Johanna here made her appearance, all traces of alarm banished in the interest of a fresh and becoming toilet.

"Well," said Ralph, rising to depart, "since I can be of no service to you by returning, I will go and relieve your father that you may have him the sooner. There is another meeting for prayer to-morrow, Mistress Alice, your father will be on duty, but if you will allow me to conduct you there, I shall be honoured."

Alice agreed to go, and after lingering for a few more unimportant words, Ralph went away wondering if dead hearts ever grew warm again, and if all that poets sung of "first and only love" held good in common life. Hardly had the door closed on Ralph and Johanna, when Janet appeared and asked her young mistress

to come and speak to Lucy.

"She will hearken to all the stories floating in the town," said the housekeeper. "Simon may scold as he lists, but every time she goes out she stops to gossip at the King's Head."

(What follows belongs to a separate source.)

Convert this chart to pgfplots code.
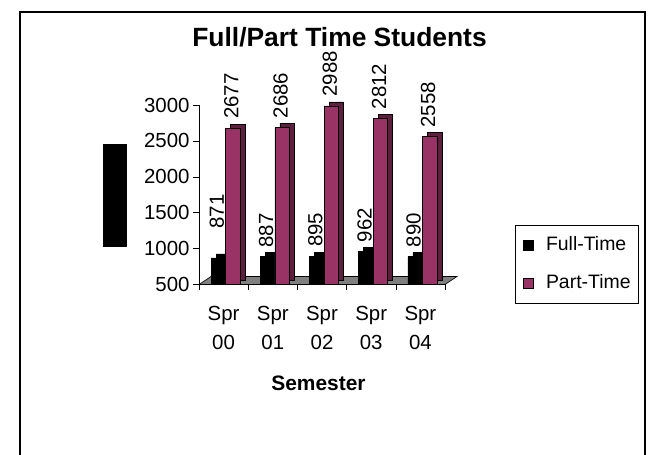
\documentclass[border=0pt]{standalone}
\usepackage{fontspec}
\setmainfont{Liberation Sans}
\usepackage{pgfplots}
\usepackage{pgfplotstable}
\pgfplotsset{compat=1.18}

\definecolor{plum}{HTML}{993366}
\definecolor{plumdark}{HTML}{5C1F3D}
\definecolor{floorgray}{HTML}{808080}
\newcommand{\lbl}{\fontsize{19.5}{23}\selectfont}
\newcommand{\tck}{\fontsize{20.5}{24}\selectfont}

% semester, head count, printed label (first one sits higher in the original)
\pgfplotstableread{
x y lbl
0 871 \hspace{20bp}871
1 887 887
2 895 895
3 962 962
4 890 890
}\fulltime
\pgfplotstableread{
x y lbl
0 2677 2677
1 2686 2686
2 2988 2988
3 2812 2812
4 2558 2558
}\parttime

\pgfplotsset{
  geom/.style={
    at={(199bp,170.5bp)}, anchor=south west,
    x=49.2bp, y=0.0718bp,
    xmin=-0.5, xmax=4.5, ymin=500, ymax=3080,
  },
  shade/.style={xshift=5bp, yshift=4bp, draw=black, line width=0.6bp, forget plot},
  valuelabels/.style={
    nodes near coords,
    point meta=explicit symbolic,
    every node near coord/.append style={rotate=90, anchor=west, font=\tck,
      inner sep=3bp, xshift=6bp, yshift=1.5bp, black},
  },
}

\begin{document}
\begin{tikzpicture}
\useasboundingbox (0,0) rectangle (657bp,455bp);
\draw[line width=1.5bp] (20bp,-3bp) -- (20bp,443bp) -- (645bp,443bp) -- (645bp,-3bp);
\node[font=\fontsize{26.5}{30}\selectfont\bfseries, anchor=base] at (339.5bp,408bp) {Full/Part Time Students};
\fill[black] (103bp,208bp) rectangle (127bp,311bp);

% floor of the 3-D plot area
\begin{axis}[geom, hide axis, clip=false]
\fill[floorgray, draw=black, line width=0.6bp]
  (axis cs:-0.5,500) -- (axis cs:4.5,500)
  -- ([shift={(12bp,8bp)}]axis cs:4.5,500)
  -- ([shift={(12bp,8bp)}]axis cs:-0.5,500) -- cycle;
\end{axis}

\begin{axis}[geom,
  ybar, bar width=14.5bp,
  axis x line*=bottom, axis y line*=left,
  y axis line style={draw=none},
  x axis line style={black, line width=0.6bp},
  ytick={500,1000,...,3000},
  xtick={0,...,4},
  xticklabels={{Spr\\00},{Spr\\01},{Spr\\02},{Spr\\03},{Spr\\04}},
  minor xtick={-0.5,0.5,...,4.5},
  major x tick style={draw=none},
  tick align=outside, major tick length=6bp, minor tick length=6bp,
  tick style={black, line width=0.6bp},
  tick label style={font=\tck},
  x tick label style={align=center, font=\fontsize{20.5}{29}\selectfont, yshift=-12bp},
  xlabel={Semester},
  xlabel style={font=\fontsize{21}{25}\selectfont\bfseries,
    at={(axis description cs:0.4858,-0.5697)}, anchor=base},
  legend style={at={(1.2846,0.3213)}, anchor=north west, draw=black, line width=0.8bp,
    inner xsep=8bp, inner ysep=11bp, row sep=20bp, column sep=12bp, font=\lbl,
    nodes={inner sep=0bp, text height=14bp, text depth=4bp}},
  legend cell align=left,
  /pgf/number format/1000 sep={},
  /pgf/number format/assume math mode=true,
]
\draw[black, line width=0.6bp] (axis cs:-0.5,500) -- (axis cs:-0.5,3000);

\addplot[shade, fill=black, bar shift=-5.2bp] table[x=x, y=y] {\fulltime};
\addplot[fill=black, draw=black, line width=0.6bp, bar shift=-5.2bp, valuelabels,
  legend image code/.code={\draw[fill=black, draw=black] (0bp,-5bp) rectangle (10bp,5bp);}]
  table[x=x, y=y, meta=lbl] {\fulltime};
\addlegendentry{Full-Time}

\addplot[shade, fill=plumdark, bar shift=9.3bp] table[x=x, y=y] {\parttime};
\addplot[fill=plum, draw=black, line width=0.6bp, bar shift=9.3bp, valuelabels,
  legend image code/.code={\draw[fill=plum, draw=black] (0bp,-5bp) rectangle (10bp,5bp);}]
  table[x=x, y=y, meta=lbl] {\parttime};
\addlegendentry{Part-Time}
\end{axis}
\end{tikzpicture}
\end{document}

Alice found her maid sobbing in Janet's room, and between her childish bursts of crying she said that someone had told her that the King had hired persons to set Hull on fire in different places, and that then he would carry the town by storm, and put everyone to death. Alice tried to pacify her, saying that it was only an idle

rumour.

"But," cried Lucy, "Cicely says she has seen a paper which describes the dreadful fireballs, as big as a drum, that have been sent from Holland by the Queen, and the King is going to throw them in upon us."